Your website is made of pages/URLs so you will typically want to view your traffic data by what page your events are occuring on. GA4 has quite a few dimensions for classifying your pages/URLs some of which can get confusing. Below is a list of the main ones with an explanation.
We’ll imagine for the sake of these that the user has hit the URL https://www.mysite.com/contact-us?utm_source=google&utm_medium=cpc&utm_campaign=Brand and that this is what we’re reporting on.
- Hostname: This is the domain name (including subdomains) that the user was on, with www dropped. For the example URL the value would be mysite.com. If you have multiple subdomains, it’s a good idea to view website performance by hostname. This dimension will also flag cases when your website is being accessed outside of your domain. For example, if people are using Google Translate to translate one of your pages, it will be accessed through translate.goog so this is what will show in your report.
- Page location: This is the full URL including the https and all URL parameters so in our case it would be https://www.mysite.com/contact-us?utm_source=google&utm_medium=cpc&utm_campaign=Brand. This gives you the full picture but may be too granular. For example, most ad platforms append a unique click ID to each ad click so for this dimension, every ad click will be on its own row. Also note that it will include any UTM tags you’ve included.
- Page path and screen class: This is just the URL folder(s) that the user was on, so the hostname and URL parameters are dropped. In our case, it would show as /contact-us. This can give you a good summary or what pages people were on.
- Page path + query string: This is the full URL but with the hostname dropped. Everything else will be there so in our case we’ll see /contact-us?utm_source=google&utm_medium=cpc&utm_campaign=Brand.
- Page title: This is the page title that showed in the user’s browser and would normally match the SEO/meta title you have set your page. If your URLs are not very meaningful but your titles are, this may be your preferred dimension. However, note that if the user has used their browser to translate the page, it will translate the title as well and that’s what will show up on your reports. So unlike URL dimensions, title reports may be incomplete as there may be rows in other languages further down in the report.
- Landing page: This is the page that started the user’s session on your website. It will not change throughout the user’s session, so you can have the landing page for an event be different to the current page. This can give more information about what type of user you’re reporting on. For example the exit rate on your checkout page might be very different for sessions that landed on the homepage vs a product page.
- Landing page + query string: This is the same as the above but including URL parameters so any UTM tags, click IDs etc will get carried over.
- Content group: If your website has hundreds or thousands of pages, you will probably want to group the pages into more meaningful and custom buckets.

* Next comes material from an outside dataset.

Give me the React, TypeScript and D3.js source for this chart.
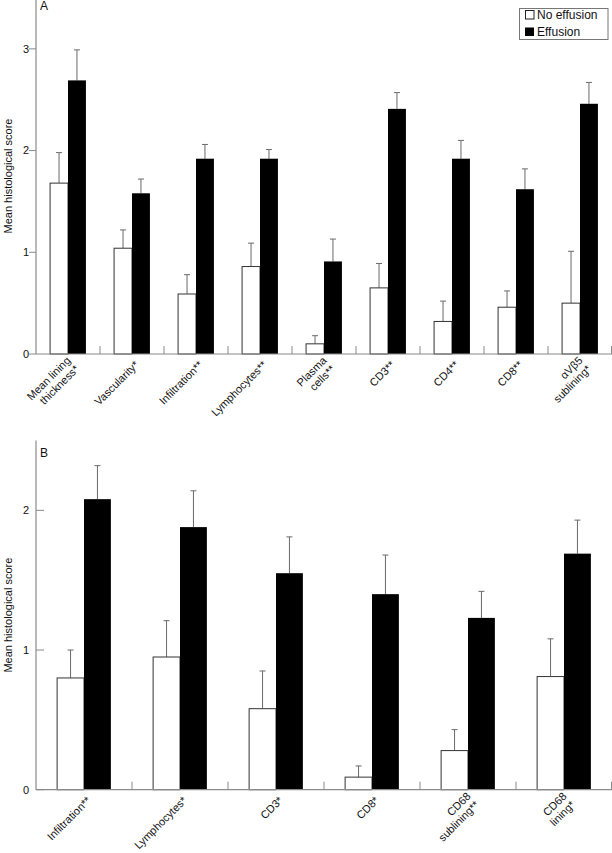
import * as d3 from "d3";

// Panel A
const catsA = [
  ["Mean lining", "thickness*"],
  ["Vascularity*"],
  ["Infiltration**"],
  ["Lymphocytes**"],
  ["Plasma", "cells**"],
  ["CD3**"],
  ["CD4**"],
  ["CD8**"],
  ["\u03b1V\u03b25", "sublining*"],
];
const noEffA = [1.68, 1.04, 0.59, 0.86, 0.1, 0.65, 0.32, 0.46, 0.5];
const noEffErrA = [0.3, 0.18, 0.19, 0.23, 0.08, 0.24, 0.2, 0.16, 0.51];
const effA = [2.69, 1.58, 1.92, 1.92, 0.91, 2.41, 1.92, 1.62, 2.46];
const effErrA = [0.3, 0.14, 0.14, 0.09, 0.22, 0.16, 0.18, 0.2, 0.21];
const ticksA = [0, 1, 2, 3];

// Panel B
const catsB = [
  ["Infiltration**"],
  ["Lymphocytes*"],
  ["CD3*"],
  ["CD8*"],
  ["CD68", "sublining**"],
  ["CD68", "lining*"],
];
const noEffB = [0.8, 0.95, 0.58, 0.09, 0.28, 0.81];
const noEffErrB = [0.2, 0.26, 0.27, 0.08, 0.15, 0.27];
const effB = [2.08, 1.88, 1.55, 1.4, 1.23, 1.69];
const effErrB = [0.24, 0.26, 0.26, 0.28, 0.19, 0.24];
const ticksB = [0, 1, 2];

const FONT = "'Liberation Sans', Arial, Helvetica, sans-serif";
const AXIS = "#8a8a8a";
const ERR = "#6a6a6a";

type PanelProps = {
  letter: string;
  cats: string[][];
  noEff: number[];
  noEffErr: number[];
  eff: number[];
  effErr: number[];
  ticks: number[];
  yMax: number;
  top: number;
  bottom: number;
  ticksInward: boolean;
};

function Panel(p: PanelProps) {
  const left = 36;
  const right = 612;
  const x = d3
    .scaleBand<number>()
    .domain(d3.range(p.cats.length))
    .range([left, right])
    .padding(0);
  const y = d3.scaleLinear().domain([0, p.yMax]).range([p.bottom, p.top]);
  const bw = x.bandwidth();
  const barW = bw * 0.28;

  const errBar = (cx: number, v: number, e: number, key: string) => (
    <g key={key} stroke={ERR} strokeWidth={1}>
      <line x1={cx} x2={cx} y1={y(v)} y2={y(v + e)} />
      <line x1={cx - 3} x2={cx + 3} y1={y(v + e)} y2={y(v + e)} />
    </g>
  );

  return (
    <g>
      {/* bars */}
      {p.cats.map((_, i) => {
        const c = (x(i) as number) + bw / 2;
        return (
          <g key={i}>
            {errBar(c - barW / 2, p.noEff[i], p.noEffErr[i], "e0")}
            {errBar(c + barW / 2, p.eff[i], p.effErr[i], "e1")}
            <rect
              x={c - barW}
              y={y(p.noEff[i])}
              width={barW}
              height={y(0) - y(p.noEff[i])}
              fill="#fff"
              stroke="#333"
              strokeWidth={1}
            />
            <rect
              x={c}
              y={y(p.eff[i])}
              width={barW}
              height={y(0) - y(p.eff[i])}
              fill="#000"
            />
          </g>
        );
      })}

      {/* y axis */}
      <line x1={left} x2={left} y1={p.top} y2={p.bottom} stroke={AXIS} strokeWidth={1.2} />
      {p.ticks.map((t) => (
        <g key={t}>
          <line
            x1={p.ticksInward ? left : left - 7}
            x2={p.ticksInward ? left + 8 : left}
            y1={y(t)}
            y2={y(t)}
            stroke={AXIS}
            strokeWidth={1}
          />
          <text
            x={29}
            y={y(t)}
            dy="0.35em"
            textAnchor="end"
            fontSize={11}
            fontFamily={FONT}
            fill="#111"
          >
            {t}
          </text>
        </g>
      ))}

      {/* x axis */}
      <line x1={left} x2={right} y1={p.bottom} y2={p.bottom} stroke={AXIS} strokeWidth={1.2} />
      {p.cats.map((_, i) => {
        const xs = (x(i) as number) + bw;
        const xx = Math.min(xs, right - 0.5);
        return (
          <line key={i} x1={xx} x2={xx} y1={p.bottom - 8} y2={p.bottom} stroke={AXIS} strokeWidth={1} />
        );
      })}

      {/* category labels */}
      {p.cats.map((lines, i) => {
        const c = (x(i) as number) + bw / 2;
        const n = lines.length;
        return (
          <text
            key={i}
            transform={`translate(${c + 2},${p.bottom + 6}) rotate(-45)`}
            textAnchor="end"
            fontSize={11}
            fontFamily={FONT}
            fill="#111"
          >
            {lines.map((ln, j) => (
              <tspan key={j} x={0} y={(j - (n - 1) / 2) * 12} dy="0.71em">
                {ln}
              </tspan>
            ))}
          </text>
        );
      })}

      {/* y label */}
      <text
        transform={`translate(12,${(p.top + p.bottom) / 2}) rotate(-90)`}
        textAnchor="middle"
        fontSize={11}
        fontFamily={FONT}
        fill="#111"
      >
        Mean histological score
      </text>

      {/* panel letter */}
      <text x={40} y={p.top + (p.letter === "A" ? 12 : 16)} fontSize={12} fontFamily={FONT} fill="#111">
        {p.letter}
      </text>
    </g>
  );
}

export default function App() {
  return (
    <svg
      width={612}
      height={853}
      style={{ position: "absolute", left: 0, top: 0, background: "#fff" }}
    >
      <Panel
        letter="A"
        cats={catsA}
        noEff={noEffA}
        noEffErr={noEffErrA}
        eff={effA}
        effErr={effErrA}
        ticks={ticksA}
        yMax={3.5}
        top={-2}
        bottom={354}
        ticksInward={false}
      />
      <Panel
        letter="B"
        cats={catsB}
        noEff={noEffB}
        noEffErr={noEffErrB}
        eff={effB}
        effErr={effErrB}
        ticks={ticksB}
        yMax={2.5}
        top={440.5}
        bottom={789.7}
        ticksInward={true}
      />

      {/* legend */}
      <g fontFamily={FONT} fontSize={12} fill="#111">
        <rect x={519.5} y={8.5} width={88.5} height={31} fill="#fff" stroke="#777" strokeWidth={1} />
        <rect x={525.5} y={10.5} width={8.5} height={8.5} fill="#fff" stroke="#222" strokeWidth={1} />
        <text x={537} y={19}>No effusion</text>
        <rect x={525} y={27.5} width={9} height={8.5} fill="#000" />
        <text x={537} y={36}>Effusion</text>
      </g>
    </svg>
  );
}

This is similar to a custom channel grouping (see the previous post in the sequence) but for the content on your website. You can set these by passing the value of the content group to GA4 from the user’s browser, see more here.
Some (non-exhaustive) ideas for content groups. If you have a larger website hopefully some of these will be relevant:
- Author name
- Page type (eg. product page, service page, utility page, location page)
- Page tags (eg. topics)
- Page categories (eg. how to, news, resource, white paper)
- Page word count (eg. <500 words, 500-1000, 1000+)
- Page reading grade
- Business unit or department responsible for the page
- The page’s primary call to action
- Does the page contain an embedded lead form?